• Data lines:
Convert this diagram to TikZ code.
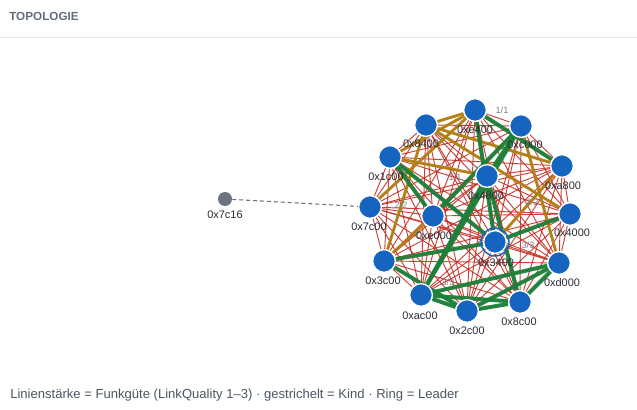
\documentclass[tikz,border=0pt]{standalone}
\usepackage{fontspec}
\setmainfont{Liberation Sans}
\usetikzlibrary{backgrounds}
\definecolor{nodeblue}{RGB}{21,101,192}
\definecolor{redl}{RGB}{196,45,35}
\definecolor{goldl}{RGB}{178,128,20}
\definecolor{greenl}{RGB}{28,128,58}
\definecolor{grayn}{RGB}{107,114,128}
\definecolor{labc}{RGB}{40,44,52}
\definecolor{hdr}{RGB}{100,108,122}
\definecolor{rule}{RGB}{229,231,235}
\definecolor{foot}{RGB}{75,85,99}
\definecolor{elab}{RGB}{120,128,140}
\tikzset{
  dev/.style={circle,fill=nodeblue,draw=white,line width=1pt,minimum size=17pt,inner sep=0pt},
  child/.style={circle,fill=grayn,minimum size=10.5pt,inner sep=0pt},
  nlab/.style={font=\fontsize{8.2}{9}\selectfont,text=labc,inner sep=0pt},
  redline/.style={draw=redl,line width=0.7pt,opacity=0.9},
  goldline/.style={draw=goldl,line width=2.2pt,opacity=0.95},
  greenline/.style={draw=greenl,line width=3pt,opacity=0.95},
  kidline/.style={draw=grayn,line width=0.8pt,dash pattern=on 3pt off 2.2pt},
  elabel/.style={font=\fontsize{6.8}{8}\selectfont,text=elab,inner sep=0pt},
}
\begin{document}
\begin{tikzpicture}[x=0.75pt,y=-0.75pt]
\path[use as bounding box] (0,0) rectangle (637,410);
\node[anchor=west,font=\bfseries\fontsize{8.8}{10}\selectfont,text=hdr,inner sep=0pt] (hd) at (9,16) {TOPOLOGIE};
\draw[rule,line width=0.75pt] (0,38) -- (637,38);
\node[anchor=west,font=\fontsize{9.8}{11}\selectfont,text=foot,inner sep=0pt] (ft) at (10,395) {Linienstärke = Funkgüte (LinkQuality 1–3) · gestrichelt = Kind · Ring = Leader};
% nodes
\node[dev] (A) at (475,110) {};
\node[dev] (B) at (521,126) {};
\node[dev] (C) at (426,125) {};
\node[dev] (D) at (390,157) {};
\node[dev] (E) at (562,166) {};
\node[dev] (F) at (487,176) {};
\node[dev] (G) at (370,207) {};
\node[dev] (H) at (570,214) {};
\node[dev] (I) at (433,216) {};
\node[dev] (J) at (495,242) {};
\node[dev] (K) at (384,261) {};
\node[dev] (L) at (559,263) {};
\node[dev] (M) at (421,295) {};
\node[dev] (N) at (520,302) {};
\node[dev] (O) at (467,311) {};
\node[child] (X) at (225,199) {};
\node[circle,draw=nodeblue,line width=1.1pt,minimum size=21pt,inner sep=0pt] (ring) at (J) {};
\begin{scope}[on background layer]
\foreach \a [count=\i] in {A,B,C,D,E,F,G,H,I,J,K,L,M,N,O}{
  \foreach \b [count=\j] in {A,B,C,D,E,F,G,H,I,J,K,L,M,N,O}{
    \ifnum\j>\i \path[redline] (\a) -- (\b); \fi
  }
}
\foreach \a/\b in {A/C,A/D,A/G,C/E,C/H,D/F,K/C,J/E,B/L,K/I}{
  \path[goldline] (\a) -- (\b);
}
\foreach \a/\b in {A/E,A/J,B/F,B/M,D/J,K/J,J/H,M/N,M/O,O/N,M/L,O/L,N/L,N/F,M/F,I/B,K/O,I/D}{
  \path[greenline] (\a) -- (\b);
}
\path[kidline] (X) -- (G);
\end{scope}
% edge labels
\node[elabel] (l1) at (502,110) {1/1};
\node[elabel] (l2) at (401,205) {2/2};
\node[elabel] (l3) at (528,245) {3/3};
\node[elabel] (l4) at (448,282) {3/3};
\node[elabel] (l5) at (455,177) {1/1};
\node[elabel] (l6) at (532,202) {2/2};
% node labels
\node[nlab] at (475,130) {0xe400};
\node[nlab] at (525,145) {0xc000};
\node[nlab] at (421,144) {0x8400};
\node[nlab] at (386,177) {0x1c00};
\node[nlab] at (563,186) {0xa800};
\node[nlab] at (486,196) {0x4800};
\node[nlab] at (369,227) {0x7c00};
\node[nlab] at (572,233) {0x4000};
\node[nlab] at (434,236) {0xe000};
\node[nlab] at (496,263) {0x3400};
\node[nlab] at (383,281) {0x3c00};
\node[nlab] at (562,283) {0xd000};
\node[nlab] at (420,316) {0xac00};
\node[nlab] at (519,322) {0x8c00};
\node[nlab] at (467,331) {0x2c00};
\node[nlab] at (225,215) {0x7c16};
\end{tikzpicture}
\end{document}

• Exercise goal: Send back the data above word for word, with the pictures left out.

• Response:
Convert this diagram to TikZ code.
\documentclass[tikz,border=0pt]{standalone}
\usepackage{fontspec}
\setmainfont{Liberation Sans}
\usetikzlibrary{backgrounds}
\definecolor{nodeblue}{RGB}{21,101,192}
\definecolor{redl}{RGB}{196,45,35}
\definecolor{goldl}{RGB}{178,128,20}
\definecolor{greenl}{RGB}{28,128,58}
\definecolor{grayn}{RGB}{107,114,128}
\definecolor{labc}{RGB}{40,44,52}
\definecolor{hdr}{RGB}{100,108,122}
\definecolor{rule}{RGB}{229,231,235}
\definecolor{foot}{RGB}{75,85,99}
\definecolor{elab}{RGB}{120,128,140}
\tikzset{
  dev/.style={circle,fill=nodeblue,draw=white,line width=1pt,minimum size=17pt,inner sep=0pt},
  child/.style={circle,fill=grayn,minimum size=10.5pt,inner sep=0pt},
  nlab/.style={font=\fontsize{8.2}{9}\selectfont,text=labc,inner sep=0pt},
  redline/.style={draw=redl,line width=0.7pt,opacity=0.9},
  goldline/.style={draw=goldl,line width=2.2pt,opacity=0.95},
  greenline/.style={draw=greenl,line width=3pt,opacity=0.95},
  kidline/.style={draw=grayn,line width=0.8pt,dash pattern=on 3pt off 2.2pt},
  elabel/.style={font=\fontsize{6.8}{8}\selectfont,text=elab,inner sep=0pt},
}
\begin{document}
\begin{tikzpicture}[x=0.75pt,y=-0.75pt]
\path[use as bounding box] (0,0) rectangle (637,410);
\node[anchor=west,font=\bfseries\fontsize{8.8}{10}\selectfont,text=hdr,inner sep=0pt] (hd) at (9,16) {TOPOLOGIE};
\draw[rule,line width=0.75pt] (0,38) -- (637,38);
\node[anchor=west,font=\fontsize{9.8}{11}\selectfont,text=foot,inner sep=0pt] (ft) at (10,395) {Linienstärke = Funkgüte (LinkQuality 1–3) · gestrichelt = Kind · Ring = Leader};
% nodes
\node[dev] (A) at (475,110) {};
\node[dev] (B) at (521,126) {};
\node[dev] (C) at (426,125) {};
\node[dev] (D) at (390,157) {};
\node[dev] (E) at (562,166) {};
\node[dev] (F) at (487,176) {};
\node[dev] (G) at (370,207) {};
\node[dev] (H) at (570,214) {};
\node[dev] (I) at (433,216) {};
\node[dev] (J) at (495,242) {};
\node[dev] (K) at (384,261) {};
\node[dev] (L) at (559,263) {};
\node[dev] (M) at (421,295) {};
\node[dev] (N) at (520,302) {};
\node[dev] (O) at (467,311) {};
\node[child] (X) at (225,199) {};
\node[circle,draw=nodeblue,line width=1.1pt,minimum size=21pt,inner sep=0pt] (ring) at (J) {};
\begin{scope}[on background layer]
\foreach \a [count=\i] in {A,B,C,D,E,F,G,H,I,J,K,L,M,N,O}{
  \foreach \b [count=\j] in {A,B,C,D,E,F,G,H,I,J,K,L,M,N,O}{
    \ifnum\j>\i \path[redline] (\a) -- (\b); \fi
  }
}
\foreach \a/\b in {A/C,A/D,A/G,C/E,C/H,D/F,K/C,J/E,B/L,K/I}{
  \path[goldline] (\a) -- (\b);
}
\foreach \a/\b in {A/E,A/J,B/F,B/M,D/J,K/J,J/H,M/N,M/O,O/N,M/L,O/L,N/L,N/F,M/F,I/B,K/O,I/D}{
  \path[greenline] (\a) -- (\b);
}
\path[kidline] (X) -- (G);
\end{scope}
% edge labels
\node[elabel] (l1) at (502,110) {1/1};
\node[elabel] (l2) at (401,205) {2/2};
\node[elabel] (l3) at (528,245) {3/3};
\node[elabel] (l4) at (448,282) {3/3};
\node[elabel] (l5) at (455,177) {1/1};
\node[elabel] (l6) at (532,202) {2/2};
% node labels
\node[nlab] at (475,130) {0xe400};
\node[nlab] at (525,145) {0xc000};
\node[nlab] at (421,144) {0x8400};
\node[nlab] at (386,177) {0x1c00};
\node[nlab] at (563,186) {0xa800};
\node[nlab] at (486,196) {0x4800};
\node[nlab] at (369,227) {0x7c00};
\node[nlab] at (572,233) {0x4000};
\node[nlab] at (434,236) {0xe000};
\node[nlab] at (496,263) {0x3400};
\node[nlab] at (383,281) {0x3c00};
\node[nlab] at (562,283) {0xd000};
\node[nlab] at (420,316) {0xac00};
\node[nlab] at (519,322) {0x8c00};
\node[nlab] at (467,331) {0x2c00};
\node[nlab] at (225,215) {0x7c16};
\end{tikzpicture}
\end{document}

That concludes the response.